_Given material_.
───
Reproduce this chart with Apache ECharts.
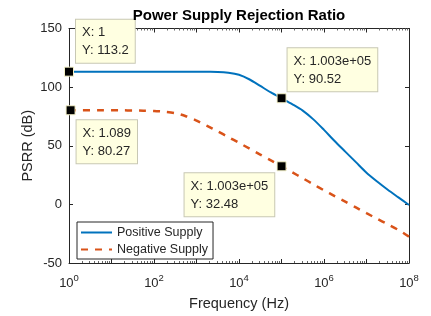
<!DOCTYPE html>
<html>
<head>
<meta charset="utf-8">
<script src="https://cdn.jsdelivr.net/npm/echarts@6/dist/echarts.min.js"></script>
<style>
  html, body { margin: 0; padding: 0; background: #fff; }
  #main { width: 431px; height: 316px; }
</style>
</head>
<body>
<div id="main"></div>
<script>
// frequency points, quarter decades from 1 Hz to 100 MHz
var freqs = [1, 1.778, 3.162, 5.623, 10, 17.78, 31.62, 56.23, 100, 177.8, 316.2, 562.3,
  1000, 1778, 3162, 5623, 1e4, 1.778e4, 3.162e4, 5.623e4, 1e5, 1.778e5, 3.162e5, 5.623e5,
  1e6, 1.778e6, 3.162e6, 5.623e6, 1e7, 1.778e7, 3.162e7, 5.623e7, 1e8];
var positiveDb = [113.2, 113.2, 113.2, 113.2, 113.2, 113.2, 113.2, 113.2, 113.2, 113.2, 113.2, 113.2,
  113.2, 113.1, 113.0, 112.3, 110.5, 106.5, 101.0, 95.5, 90.5, 85.5, 80.0, 72.5,
  63.5, 54.0, 45.0, 36.0, 27.0, 19.5, 12.5, 6.0, -0.5];
var negativeDb = [80.27, 80.27, 80.27, 80.27, 80.25, 80.2, 80.1, 79.9, 79.7, 79.0, 77.8, 75.2,
  71.5, 67.0, 62.3, 57.4, 52.5, 47.5, 42.5, 37.5, 32.5, 27.4, 22.3, 17.1,
  12.0, 7.1, 2.3, -2.6, -7.5, -12.3, -17.0, -21.8, -27.5];

// data tips: series index, x, y, x as printed
var tipSeries = [0, 1, 0, 1];
var tipX = [1, 1.089, 1.003e5, 1.003e5];
var tipY = [113.2, 80.27, 90.52, 32.48];
var tipXText = ['1', '1.089', '1.003e+05', '1.003e+05'];

var txt = '#262626';
var font = 'Liberation Sans, Arial, sans-serif';

// where each tip box sits relative to its marker
var tipPlace = [
  { verticalAlign: 'bottom', offset: [7, -9] },
  { verticalAlign: 'top', offset: [6, 10] },
  { verticalAlign: 'bottom', offset: [6, -7] },
  { verticalAlign: 'top', offset: [-97, 7] }
];

function tipsFor(s) {
  var out = [];
  for (var i = 0; i < tipX.length; i++) {
    if (tipSeries[i] !== s) continue;
    var p = tipPlace[i];
    out.push({
      coord: [tipX[i], tipY[i]],
      label: {
        show: true,
        position: 'inside',
        formatter: 'X: ' + tipXText[i] + '\nY: ' + tipY[i],
        align: 'left',
        verticalAlign: p.verticalAlign,
        offset: p.offset,
        color: txt,
        fontFamily: font,
        fontSize: 13,
        lineHeight: 18,
        backgroundColor: '#ffffe1',
        borderColor: '#c8c8b4',
        borderWidth: 1,
        padding: [4, 6, 3, 6]
      }
    });
  }
  return out;
}

function pairs(ys) {
  return freqs.map(function (f, i) { return [f, ys[i]]; });
}

var chart = echarts.init(document.getElementById('main'));

var logAxis = {
  type: 'log',
  logBase: 10,
  min: 1,
  max: 1e8,
  splitNumber: 8,
  axisLine: { show: true, onZero: false, lineStyle: { color: txt, width: 1 } },
  axisTick: { show: true, inside: true, length: 4, lineStyle: { color: txt } },
  minorTick: { show: true, splitNumber: 9, length: 2, lineStyle: { color: '#666' } },
  splitLine: { show: false }
};

var valAxis = {
  type: 'value',
  min: -50,
  max: 150,
  interval: 50,
  axisLine: { show: true, onZero: false, lineStyle: { color: txt, width: 1 } },
  axisTick: { show: true, inside: true, length: 4, lineStyle: { color: txt } },
  splitLine: { show: false }
};

chart.setOption({
  animation: false,
  backgroundColor: '#fff',
  title: {
    text: 'Power Supply Rejection Ratio',
    left: 239,
    textAlign: 'center',
    top: 8,
    padding: 0,
    textStyle: { fontFamily: font, fontSize: 15, fontWeight: 'bold', color: '#000' }
  },
  legend: {
    orient: 'vertical',
    left: 77,
    top: 222,
    padding: [4, 5, 3, 3],
    itemGap: 4,
    itemWidth: 31,
    itemHeight: 14,
    itemStyle: { opacity: 0 },
    backgroundColor: '#fff',
    borderColor: txt,
    borderWidth: 1,
    borderRadius: 0,
    textStyle: { fontFamily: font, fontSize: 12.5, color: txt },
    data: ['Positive Supply', 'Negative Supply']
  },
  grid: { left: 69, right: 22, top: 28.5, bottom: 53 },
  xAxis: [
    Object.assign({}, logAxis, {
      position: 'bottom',
      name: 'Frequency (Hz)',
      nameLocation: 'middle',
      nameGap: 33,
      nameMoveOverlap: false,
      nameTextStyle: { fontFamily: font, fontSize: 14.5, color: txt },
      axisLabel: {
        margin: 10,
        formatter: function (v) {
          var e = Math.round(Math.log10(v));
          if (e % 2) return '';
          return '{b|10}{s|' + e + '}';
        },
        rich: {
          b: { fontFamily: font, fontSize: 13, color: txt, verticalAlign: 'bottom' },
          s: { fontFamily: font, fontSize: 9.5, color: txt, verticalAlign: 'top' }
        },
        lineHeight: 17
      }
    }),
    Object.assign({}, logAxis, { position: 'top', axisLabel: { show: false } })
  ],
  yAxis: [
    Object.assign({}, valAxis, {
      position: 'left',
      name: 'PSRR (dB)',
      nameLocation: 'middle',
      nameGap: 34,
      nameMoveOverlap: false,
      nameTextStyle: { fontFamily: font, fontSize: 14.5, color: txt },
      axisLabel: { margin: 7, fontFamily: font, fontSize: 13, color: txt }
    }),
    Object.assign({}, valAxis, { position: 'right', axisLabel: { show: false } })
  ],
  series: [
    {
      name: 'Positive Supply',
      type: 'line',
      data: pairs(positiveDb),
      symbol: 'none',
      smooth: 0.3,
      color: '#0072bd',
      lineStyle: { color: '#0072bd', width: 2 },
      markPoint: {
        symbol: 'rect',
        symbolSize: 9,
        itemStyle: { color: '#000', borderColor: '#f4f1c8', borderWidth: 1, opacity: 1 },
        data: tipsFor(0)
      },
      z: 3
    },
    {
      name: 'Negative Supply',
      type: 'line',
      data: pairs(negativeDb),
      symbol: 'none',
      smooth: 0.3,
      color: '#d95319',
      lineStyle: { color: '#d95319', width: 2.5, type: [7, 7] },
      markPoint: {
        symbol: 'rect',
        symbolSize: 9,
        itemStyle: { color: '#000', borderColor: '#f4f1c8', borderWidth: 1, opacity: 1 },
        data: tipsFor(1)
      },
      z: 2
    }
  ]
});
</script>
</body>
</html>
───
_The exercise_. Every line above should be returned exactly; the pictures stay out.

_Response to this exercise_.
Reproduce this chart with Apache ECharts.
<!DOCTYPE html>
<html>
<head>
<meta charset="utf-8">
<script src="https://cdn.jsdelivr.net/npm/echarts@6/dist/echarts.min.js"></script>
<style>
  html, body { margin: 0; padding: 0; background: #fff; }
  #main { width: 431px; height: 316px; }
</style>
</head>
<body>
<div id="main"></div>
<script>
// frequency points, quarter decades from 1 Hz to 100 MHz
var freqs = [1, 1.778, 3.162, 5.623, 10, 17.78, 31.62, 56.23, 100, 177.8, 316.2, 562.3,
  1000, 1778, 3162, 5623, 1e4, 1.778e4, 3.162e4, 5.623e4, 1e5, 1.778e5, 3.162e5, 5.623e5,
  1e6, 1.778e6, 3.162e6, 5.623e6, 1e7, 1.778e7, 3.162e7, 5.623e7, 1e8];
var positiveDb = [113.2, 113.2, 113.2, 113.2, 113.2, 113.2, 113.2, 113.2, 113.2, 113.2, 113.2, 113.2,
  113.2, 113.1, 113.0, 112.3, 110.5, 106.5, 101.0, 95.5, 90.5, 85.5, 80.0, 72.5,
  63.5, 54.0, 45.0, 36.0, 27.0, 19.5, 12.5, 6.0, -0.5];
var negativeDb = [80.27, 80.27, 80.27, 80.27, 80.25, 80.2, 80.1, 79.9, 79.7, 79.0, 77.8, 75.2,
  71.5, 67.0, 62.3, 57.4, 52.5, 47.5, 42.5, 37.5, 32.5, 27.4, 22.3, 17.1,
  12.0, 7.1, 2.3, -2.6, -7.5, -12.3, -17.0, -21.8, -27.5];

// data tips: series index, x, y, x as printed
var tipSeries = [0, 1, 0, 1];
var tipX = [1, 1.089, 1.003e5, 1.003e5];
var tipY = [113.2, 80.27, 90.52, 32.48];
var tipXText = ['1', '1.089', '1.003e+05', '1.003e+05'];

var txt = '#262626';
var font = 'Liberation Sans, Arial, sans-serif';

// where each tip box sits relative to its marker
var tipPlace = [
  { verticalAlign: 'bottom', offset: [7, -9] },
  { verticalAlign: 'top', offset: [6, 10] },
  { verticalAlign: 'bottom', offset: [6, -7] },
  { verticalAlign: 'top', offset: [-97, 7] }
];

function tipsFor(s) {
  var out = [];
  for (var i = 0; i < tipX.length; i++) {
    if (tipSeries[i] !== s) continue;
    var p = tipPlace[i];
    out.push({
      coord: [tipX[i], tipY[i]],
      label: {
        show: true,
        position: 'inside',
        formatter: 'X: ' + tipXText[i] + '\nY: ' + tipY[i],
        align: 'left',
        verticalAlign: p.verticalAlign,
        offset: p.offset,
        color: txt,
        fontFamily: font,
        fontSize: 13,
        lineHeight: 18,
        backgroundColor: '#ffffe1',
        borderColor: '#c8c8b4',
        borderWidth: 1,
        padding: [4, 6, 3, 6]
      }
    });
  }
  return out;
}

function pairs(ys) {
  return freqs.map(function (f, i) { return [f, ys[i]]; });
}

var chart = echarts.init(document.getElementById('main'));

var logAxis = {
  type: 'log',
  logBase: 10,
  min: 1,
  max: 1e8,
  splitNumber: 8,
  axisLine: { show: true, onZero: false, lineStyle: { color: txt, width: 1 } },
  axisTick: { show: true, inside: true, length: 4, lineStyle: { color: txt } },
  minorTick: { show: true, splitNumber: 9, length: 2, lineStyle: { color: '#666' } },
  splitLine: { show: false }
};

var valAxis = {
  type: 'value',
  min: -50,
  max: 150,
  interval: 50,
  axisLine: { show: true, onZero: false, lineStyle: { color: txt, width: 1 } },
  axisTick: { show: true, inside: true, length: 4, lineStyle: { color: txt } },
  splitLine: { show: false }
};

chart.setOption({
  animation: false,
  backgroundColor: '#fff',
  title: {
    text: 'Power Supply Rejection Ratio',
    left: 239,
    textAlign: 'center',
    top: 8,
    padding: 0,
    textStyle: { fontFamily: font, fontSize: 15, fontWeight: 'bold', color: '#000' }
  },
  legend: {
    orient: 'vertical',
    left: 77,
    top: 222,
    padding: [4, 5, 3, 3],
    itemGap: 4,
    itemWidth: 31,
    itemHeight: 14,
    itemStyle: { opacity: 0 },
    backgroundColor: '#fff',
    borderColor: txt,
    borderWidth: 1,
    borderRadius: 0,
    textStyle: { fontFamily: font, fontSize: 12.5, color: txt },
    data: ['Positive Supply', 'Negative Supply']
  },
  grid: { left: 69, right: 22, top: 28.5, bottom: 53 },
  xAxis: [
    Object.assign({}, logAxis, {
      position: 'bottom',
      name: 'Frequency (Hz)',
      nameLocation: 'middle',
      nameGap: 33,
      nameMoveOverlap: false,
      nameTextStyle: { fontFamily: font, fontSize: 14.5, color: txt },
      axisLabel: {
        margin: 10,
        formatter: function (v) {
          var e = Math.round(Math.log10(v));
          if (e % 2) return '';
          return '{b|10}{s|' + e + '}';
        },
        rich: {
          b: { fontFamily: font, fontSize: 13, color: txt, verticalAlign: 'bottom' },
          s: { fontFamily: font, fontSize: 9.5, color: txt, verticalAlign: 'top' }
        },
        lineHeight: 17
      }
    }),
    Object.assign({}, logAxis, { position: 'top', axisLabel: { show: false } })
  ],
  yAxis: [
    Object.assign({}, valAxis, {
      position: 'left',
      name: 'PSRR (dB)',
      nameLocation: 'middle',
      nameGap: 34,
      nameMoveOverlap: false,
      nameTextStyle: { fontFamily: font, fontSize: 14.5, color: txt },
      axisLabel: { margin: 7, fontFamily: font, fontSize: 13, color: txt }
    }),
    Object.assign({}, valAxis, { position: 'right', axisLabel: { show: false } })
  ],
  series: [
    {
      name: 'Positive Supply',
      type: 'line',
      data: pairs(positiveDb),
      symbol: 'none',
      smooth: 0.3,
      color: '#0072bd',
      lineStyle: { color: '#0072bd', width: 2 },
      markPoint: {
        symbol: 'rect',
        symbolSize: 9,
        itemStyle: { color: '#000', borderColor: '#f4f1c8', borderWidth: 1, opacity: 1 },
        data: tipsFor(0)
      },
      z: 3
    },
    {
      name: 'Negative Supply',
      type: 'line',
      data: pairs(negativeDb),
      symbol: 'none',
      smooth: 0.3,
      color: '#d95319',
      lineStyle: { color: '#d95319', width: 2.5, type: [7, 7] },
      markPoint: {
        symbol: 'rect',
        symbolSize: 9,
        itemStyle: { color: '#000', borderColor: '#f4f1c8', borderWidth: 1, opacity: 1 },
        data: tipsFor(1)
      },
      z: 2
    }
  ]
});
</script>
</body>
</html>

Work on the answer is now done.